INSTRUCTION – Exactly as written, quote every line that follows, skipping the images.

DATA PROVIDED –
◇ ◇ ◇

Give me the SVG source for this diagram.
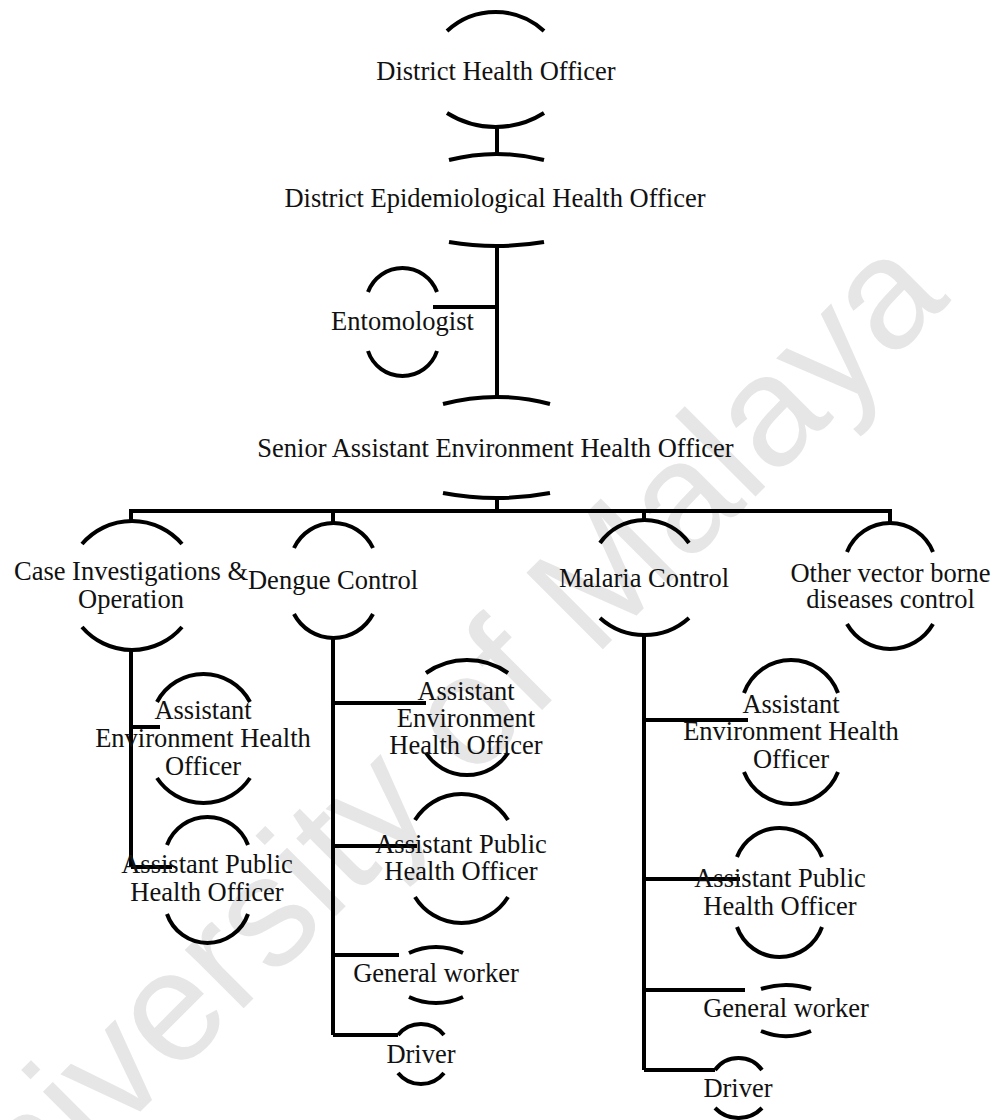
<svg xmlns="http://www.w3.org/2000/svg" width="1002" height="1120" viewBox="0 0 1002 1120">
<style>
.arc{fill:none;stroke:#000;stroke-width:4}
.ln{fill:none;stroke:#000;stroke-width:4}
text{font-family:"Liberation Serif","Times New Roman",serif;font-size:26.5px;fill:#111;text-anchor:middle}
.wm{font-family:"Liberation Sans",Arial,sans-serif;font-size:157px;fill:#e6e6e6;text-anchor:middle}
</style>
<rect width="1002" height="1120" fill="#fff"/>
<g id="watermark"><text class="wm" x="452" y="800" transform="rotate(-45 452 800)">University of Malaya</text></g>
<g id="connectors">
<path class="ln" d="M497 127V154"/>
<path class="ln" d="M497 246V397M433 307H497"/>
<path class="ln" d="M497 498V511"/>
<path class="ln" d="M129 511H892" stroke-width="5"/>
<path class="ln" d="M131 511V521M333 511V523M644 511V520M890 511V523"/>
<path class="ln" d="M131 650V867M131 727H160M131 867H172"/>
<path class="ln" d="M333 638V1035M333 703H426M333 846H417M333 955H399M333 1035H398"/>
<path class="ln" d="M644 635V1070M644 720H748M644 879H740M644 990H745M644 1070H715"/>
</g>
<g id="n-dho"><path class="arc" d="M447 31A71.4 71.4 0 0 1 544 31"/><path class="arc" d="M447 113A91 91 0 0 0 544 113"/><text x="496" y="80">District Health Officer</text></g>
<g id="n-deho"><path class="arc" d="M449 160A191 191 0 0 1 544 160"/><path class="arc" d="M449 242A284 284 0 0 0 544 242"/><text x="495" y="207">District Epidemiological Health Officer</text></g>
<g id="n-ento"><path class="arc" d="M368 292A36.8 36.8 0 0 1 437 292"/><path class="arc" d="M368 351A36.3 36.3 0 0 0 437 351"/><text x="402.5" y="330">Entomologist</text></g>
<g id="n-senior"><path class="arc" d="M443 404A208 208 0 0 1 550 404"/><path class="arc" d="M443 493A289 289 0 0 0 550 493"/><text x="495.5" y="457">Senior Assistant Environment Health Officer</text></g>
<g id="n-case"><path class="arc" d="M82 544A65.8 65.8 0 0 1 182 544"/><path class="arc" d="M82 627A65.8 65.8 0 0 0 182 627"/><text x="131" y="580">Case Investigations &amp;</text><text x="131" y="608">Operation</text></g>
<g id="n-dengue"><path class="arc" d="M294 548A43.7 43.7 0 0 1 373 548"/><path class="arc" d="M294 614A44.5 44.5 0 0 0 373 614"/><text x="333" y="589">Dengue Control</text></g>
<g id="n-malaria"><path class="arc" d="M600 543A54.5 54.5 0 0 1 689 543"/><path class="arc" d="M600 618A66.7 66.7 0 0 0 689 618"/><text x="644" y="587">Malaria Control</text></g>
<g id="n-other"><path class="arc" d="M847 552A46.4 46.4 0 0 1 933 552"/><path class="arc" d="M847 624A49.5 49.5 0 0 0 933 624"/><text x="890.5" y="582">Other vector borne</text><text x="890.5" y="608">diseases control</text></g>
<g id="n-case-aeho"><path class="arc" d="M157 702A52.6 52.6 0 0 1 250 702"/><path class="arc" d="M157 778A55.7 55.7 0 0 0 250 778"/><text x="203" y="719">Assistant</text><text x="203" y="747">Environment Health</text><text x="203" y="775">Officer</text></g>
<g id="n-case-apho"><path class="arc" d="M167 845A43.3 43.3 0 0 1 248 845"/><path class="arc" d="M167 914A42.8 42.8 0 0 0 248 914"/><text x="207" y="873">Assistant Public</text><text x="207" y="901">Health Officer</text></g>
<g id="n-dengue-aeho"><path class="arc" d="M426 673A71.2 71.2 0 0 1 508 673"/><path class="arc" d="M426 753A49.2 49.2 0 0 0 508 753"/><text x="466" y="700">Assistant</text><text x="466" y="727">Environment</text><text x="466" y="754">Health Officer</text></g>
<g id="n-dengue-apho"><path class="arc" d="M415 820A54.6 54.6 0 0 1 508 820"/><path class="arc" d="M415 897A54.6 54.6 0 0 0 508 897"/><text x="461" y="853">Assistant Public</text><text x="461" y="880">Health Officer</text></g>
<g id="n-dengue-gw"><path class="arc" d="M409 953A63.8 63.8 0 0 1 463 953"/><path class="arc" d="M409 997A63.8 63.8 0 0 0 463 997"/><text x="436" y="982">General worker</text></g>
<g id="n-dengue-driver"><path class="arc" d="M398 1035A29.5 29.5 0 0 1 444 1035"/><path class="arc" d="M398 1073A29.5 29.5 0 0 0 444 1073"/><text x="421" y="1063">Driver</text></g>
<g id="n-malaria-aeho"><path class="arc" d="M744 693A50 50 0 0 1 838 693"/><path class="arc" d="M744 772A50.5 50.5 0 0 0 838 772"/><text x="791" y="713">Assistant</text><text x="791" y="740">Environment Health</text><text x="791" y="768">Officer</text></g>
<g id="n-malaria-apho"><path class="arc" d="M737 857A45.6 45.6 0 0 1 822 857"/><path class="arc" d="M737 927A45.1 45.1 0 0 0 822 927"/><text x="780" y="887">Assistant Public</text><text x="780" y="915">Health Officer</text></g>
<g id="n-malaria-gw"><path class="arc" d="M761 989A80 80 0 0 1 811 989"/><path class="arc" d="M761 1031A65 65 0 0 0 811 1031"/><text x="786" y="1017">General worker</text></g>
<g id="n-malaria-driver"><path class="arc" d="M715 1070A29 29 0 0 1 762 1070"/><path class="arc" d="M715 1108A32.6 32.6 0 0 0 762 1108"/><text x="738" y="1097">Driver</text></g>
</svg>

◇ ◇ ◇

EXERCISE SOLUTION –
Give me the SVG source for this diagram.
<svg xmlns="http://www.w3.org/2000/svg" width="1002" height="1120" viewBox="0 0 1002 1120">
<style>
.arc{fill:none;stroke:#000;stroke-width:4}
.ln{fill:none;stroke:#000;stroke-width:4}
text{font-family:"Liberation Serif","Times New Roman",serif;font-size:26.5px;fill:#111;text-anchor:middle}
.wm{font-family:"Liberation Sans",Arial,sans-serif;font-size:157px;fill:#e6e6e6;text-anchor:middle}
</style>
<rect width="1002" height="1120" fill="#fff"/>
<g id="watermark"><text class="wm" x="452" y="800" transform="rotate(-45 452 800)">University of Malaya</text></g>
<g id="connectors">
<path class="ln" d="M497 127V154"/>
<path class="ln" d="M497 246V397M433 307H497"/>
<path class="ln" d="M497 498V511"/>
<path class="ln" d="M129 511H892" stroke-width="5"/>
<path class="ln" d="M131 511V521M333 511V523M644 511V520M890 511V523"/>
<path class="ln" d="M131 650V867M131 727H160M131 867H172"/>
<path class="ln" d="M333 638V1035M333 703H426M333 846H417M333 955H399M333 1035H398"/>
<path class="ln" d="M644 635V1070M644 720H748M644 879H740M644 990H745M644 1070H715"/>
</g>
<g id="n-dho"><path class="arc" d="M447 31A71.4 71.4 0 0 1 544 31"/><path class="arc" d="M447 113A91 91 0 0 0 544 113"/><text x="496" y="80">District Health Officer</text></g>
<g id="n-deho"><path class="arc" d="M449 160A191 191 0 0 1 544 160"/><path class="arc" d="M449 242A284 284 0 0 0 544 242"/><text x="495" y="207">District Epidemiological Health Officer</text></g>
<g id="n-ento"><path class="arc" d="M368 292A36.8 36.8 0 0 1 437 292"/><path class="arc" d="M368 351A36.3 36.3 0 0 0 437 351"/><text x="402.5" y="330">Entomologist</text></g>
<g id="n-senior"><path class="arc" d="M443 404A208 208 0 0 1 550 404"/><path class="arc" d="M443 493A289 289 0 0 0 550 493"/><text x="495.5" y="457">Senior Assistant Environment Health Officer</text></g>
<g id="n-case"><path class="arc" d="M82 544A65.8 65.8 0 0 1 182 544"/><path class="arc" d="M82 627A65.8 65.8 0 0 0 182 627"/><text x="131" y="580">Case Investigations &amp;</text><text x="131" y="608">Operation</text></g>
<g id="n-dengue"><path class="arc" d="M294 548A43.7 43.7 0 0 1 373 548"/><path class="arc" d="M294 614A44.5 44.5 0 0 0 373 614"/><text x="333" y="589">Dengue Control</text></g>
<g id="n-malaria"><path class="arc" d="M600 543A54.5 54.5 0 0 1 689 543"/><path class="arc" d="M600 618A66.7 66.7 0 0 0 689 618"/><text x="644" y="587">Malaria Control</text></g>
<g id="n-other"><path class="arc" d="M847 552A46.4 46.4 0 0 1 933 552"/><path class="arc" d="M847 624A49.5 49.5 0 0 0 933 624"/><text x="890.5" y="582">Other vector borne</text><text x="890.5" y="608">diseases control</text></g>
<g id="n-case-aeho"><path class="arc" d="M157 702A52.6 52.6 0 0 1 250 702"/><path class="arc" d="M157 778A55.7 55.7 0 0 0 250 778"/><text x="203" y="719">Assistant</text><text x="203" y="747">Environment Health</text><text x="203" y="775">Officer</text></g>
<g id="n-case-apho"><path class="arc" d="M167 845A43.3 43.3 0 0 1 248 845"/><path class="arc" d="M167 914A42.8 42.8 0 0 0 248 914"/><text x="207" y="873">Assistant Public</text><text x="207" y="901">Health Officer</text></g>
<g id="n-dengue-aeho"><path class="arc" d="M426 673A71.2 71.2 0 0 1 508 673"/><path class="arc" d="M426 753A49.2 49.2 0 0 0 508 753"/><text x="466" y="700">Assistant</text><text x="466" y="727">Environment</text><text x="466" y="754">Health Officer</text></g>
<g id="n-dengue-apho"><path class="arc" d="M415 820A54.6 54.6 0 0 1 508 820"/><path class="arc" d="M415 897A54.6 54.6 0 0 0 508 897"/><text x="461" y="853">Assistant Public</text><text x="461" y="880">Health Officer</text></g>
<g id="n-dengue-gw"><path class="arc" d="M409 953A63.8 63.8 0 0 1 463 953"/><path class="arc" d="M409 997A63.8 63.8 0 0 0 463 997"/><text x="436" y="982">General worker</text></g>
<g id="n-dengue-driver"><path class="arc" d="M398 1035A29.5 29.5 0 0 1 444 1035"/><path class="arc" d="M398 1073A29.5 29.5 0 0 0 444 1073"/><text x="421" y="1063">Driver</text></g>
<g id="n-malaria-aeho"><path class="arc" d="M744 693A50 50 0 0 1 838 693"/><path class="arc" d="M744 772A50.5 50.5 0 0 0 838 772"/><text x="791" y="713">Assistant</text><text x="791" y="740">Environment Health</text><text x="791" y="768">Officer</text></g>
<g id="n-malaria-apho"><path class="arc" d="M737 857A45.6 45.6 0 0 1 822 857"/><path class="arc" d="M737 927A45.1 45.1 0 0 0 822 927"/><text x="780" y="887">Assistant Public</text><text x="780" y="915">Health Officer</text></g>
<g id="n-malaria-gw"><path class="arc" d="M761 989A80 80 0 0 1 811 989"/><path class="arc" d="M761 1031A65 65 0 0 0 811 1031"/><text x="786" y="1017">General worker</text></g>
<g id="n-malaria-driver"><path class="arc" d="M715 1070A29 29 0 0 1 762 1070"/><path class="arc" d="M715 1108A32.6 32.6 0 0 0 762 1108"/><text x="738" y="1097">Driver</text></g>
</svg>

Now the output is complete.